Should the Cardinals sign Phil Maton, he would be able to handle both left-handed and right-handed batters. He wouldn't get many appearances in save opportunities, but he could absolutely be used as a setup man or to hold a lead.

Ryan Brasier

Ryan Brasier was the last reported name as a reliever the Cardinals could potentially sign. Katie Woo mentioned him briefly in her latest mailbag, and Derrick Goold brought up his name in his piece before the weekend. The right-hander out of Weatherford College in Texas turned thirty-six in August, so he is one of the oldest pitchers of this group.

Brasier has spent time everywhere, first in Los Angeles with the Angels, followed by a brief stint with Oakland's AAA team, some time in Japan, then back to North America to play for Boston, and he ended last season with the Dodgers.

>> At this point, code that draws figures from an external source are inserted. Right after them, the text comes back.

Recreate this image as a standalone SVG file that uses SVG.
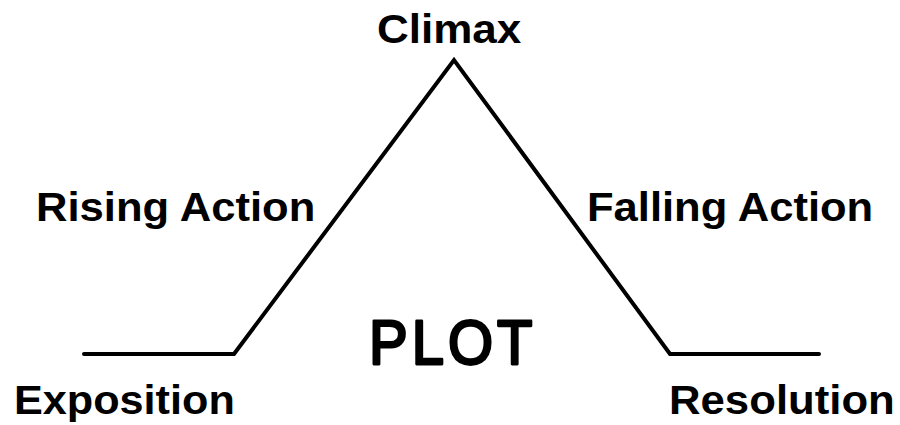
<svg xmlns="http://www.w3.org/2000/svg" width="900" height="425" viewBox="0 0 900 425">
<style>
.lbl{font-family:"Liberation Sans",Arial,sans-serif;font-weight:bold;font-size:40px;fill:#000}
.plot{font-family:"Comic Sans MS","Liberation Sans",sans-serif;font-weight:normal;font-size:58px;letter-spacing:4px;fill:#000;stroke:#000;stroke-width:2.5;stroke-linejoin:round;stroke-linecap:round}
.ln{fill:none;stroke:#000;stroke-width:4;stroke-linecap:round;stroke-linejoin:miter}
</style>
<rect width="900" height="425" fill="#fff"/>
<g id="connectors">
<polyline class="ln" points="84,354 234,354 454,60 670,354 819,354"/>
</g>
<g id="climax"><text class="lbl" transform="translate(377,43) scale(1.1,1)">Climax</text></g>
<g id="rising"><text class="lbl" transform="translate(36,221) scale(1.09,1)">Rising Action</text></g>
<g id="falling"><text class="lbl" transform="translate(587,221) scale(1.089,1)">Falling Action</text></g>
<g id="exposition"><text class="lbl" transform="translate(14,414) scale(1.08,1)">Exposition</text></g>
<g id="resolution"><text class="lbl" transform="translate(669,414) scale(1.093,1)">Resolution</text></g>
<g id="plot"><text class="plot" transform="translate(369,364) scale(1,1.1)">PLOT</text></g>
</svg>
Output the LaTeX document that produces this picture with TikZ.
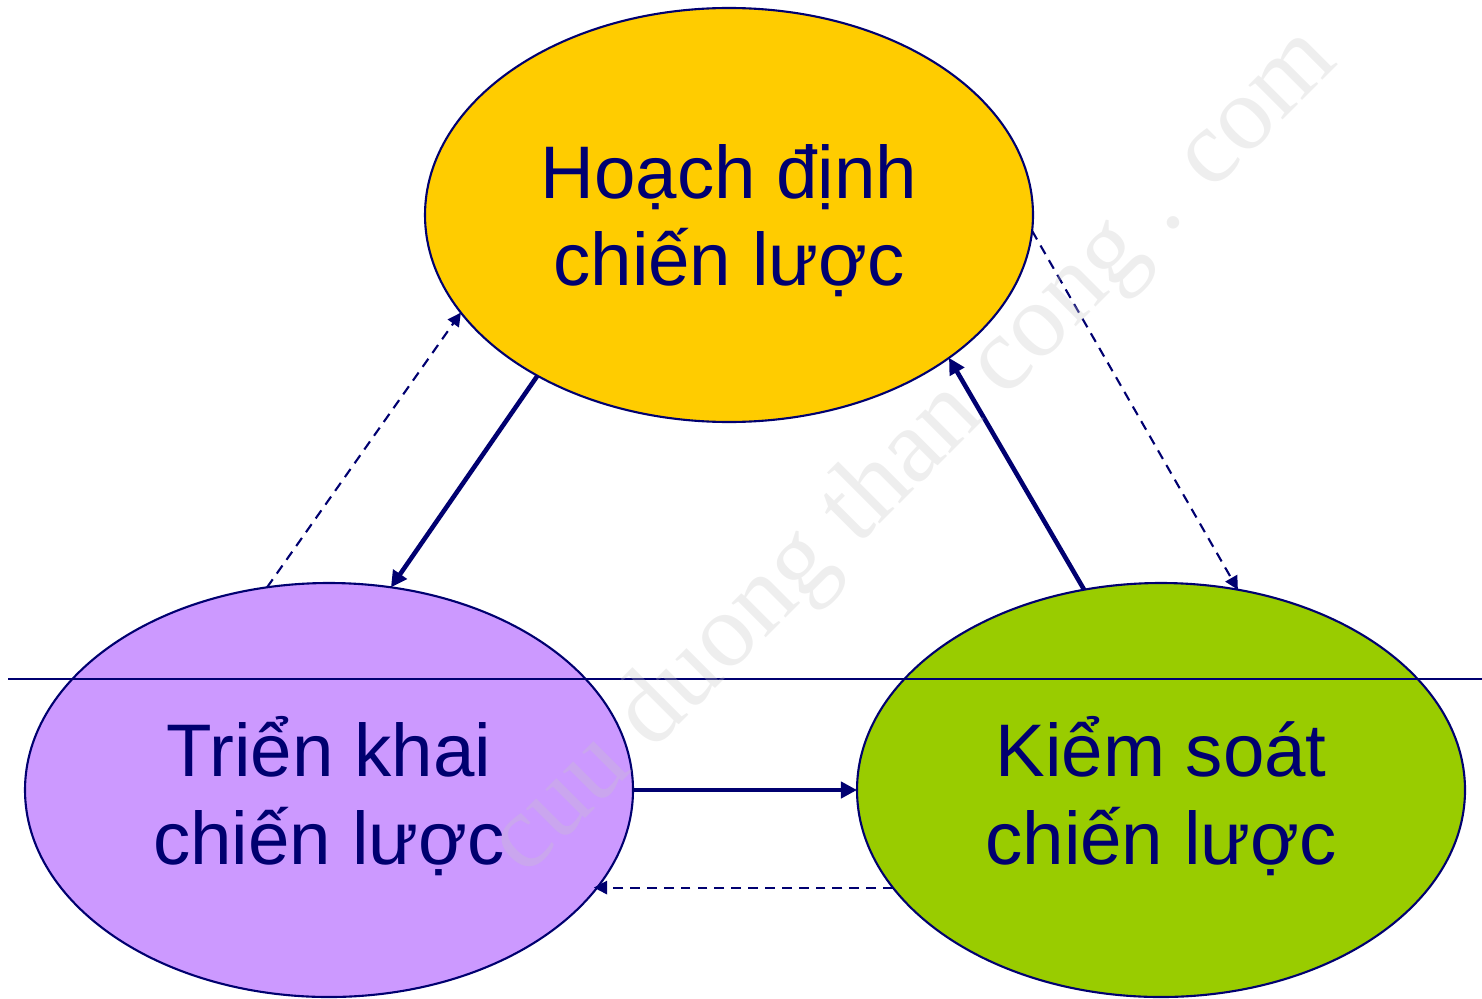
\documentclass[tikz,border=0pt]{standalone}
\usepackage{fontspec}
\setmainfont{Liberation Sans}
\newfontfamily\wmfont{Liberation Serif}
\usetikzlibrary{shapes.geometric,arrows.meta}
\definecolor{xanhdam}{RGB}{0,0,112}
\definecolor{vang}{RGB}{255,204,0}
\definecolor{tim}{RGB}{204,153,255}
\definecolor{xanhla}{RGB}{153,204,0}

\begin{document}
\begin{tikzpicture}[
    giaidoan/.style={ellipse, draw=xanhdam, line width=0.6pt, minimum width=6.08cm, minimum height=4.14cm,
      inner sep=0pt, outer sep=0pt, align=center, text=xanhdam, text depth=0pt, font=\fontsize{21.2}{25}\selectfont},
    muiten/.style={xanhdam, line width=1.3pt, -{Triangle[length=4.6pt,width=4.6pt]}},
    phanhoi/.style={xanhdam, line width=0.6pt, dash pattern=on 2.8pt off 2pt, -{Triangle[length=3.8pt,width=3.8pt]}}]
      \useasboundingbox (0, 0) rectangle (14.82, 9.98);

      % Hoạch định
      \node[giaidoan, fill=vang] (hoachdinh) at (7.29, 7.83) {Hoạch định\\chiến lược};

      % Triển khai
      \node[giaidoan, fill=tim] (trienkhai) at (3.29, 2.08) {Triển khai\\chiến lược};

      % Kiểm soát
      \node[giaidoan, fill=xanhla] (kiemsoat) at (11.61, 2.08) {Kiểm soát\\chiến lược};

      % Đường ngang
      \draw[xanhdam, line width=0.6pt] (0.08, 3.19) -- (14.82, 3.19);

      % Mũi tên chính
      \draw[muiten] (hoachdinh.220) -- (trienkhai.73);
      \draw[muiten] (trienkhai.0) -- (kiemsoat.180);
      \draw[muiten] (kiemsoat.111) -- (hoachdinh.327);

      % Phản hồi
      \draw[phanhoi] (trienkhai.107) -- (hoachdinh.200);
      \draw[phanhoi] (hoachdinh.357) -- (kiemsoat.69);
      \draw[phanhoi] (kiemsoat.200.3) -- (kiemsoat.200.3 -| trienkhai.339.7);

      % Chìm
      \node[rotate=45, text=white!78!black, text opacity=0.3, font=\wmfont\fontsize{30}{30}\selectfont]
        (chimo) at (9.15, 5.45) {cuu duong than cong . com};
\end{tikzpicture}
\end{document}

His career has been volatile, and he has faced many challenges, but he finished the 2023 season strongly.

In 38.2 innings with the Dodgers, Brasier had a microscopic 0.70 ERA, 2.48 FIP, and 0.724 WHIP. That is a complete reversal from his first half with Boston, and The Athletic's Chad Jennings attributes his success to a cutter that was untouchable by batters.

Brasier's age, iffy career, and shaky first half last year should make him affordable on a short-term contract. If his results with Los Angeles are real, St. Louis could snag themselves a strong bullpen arm.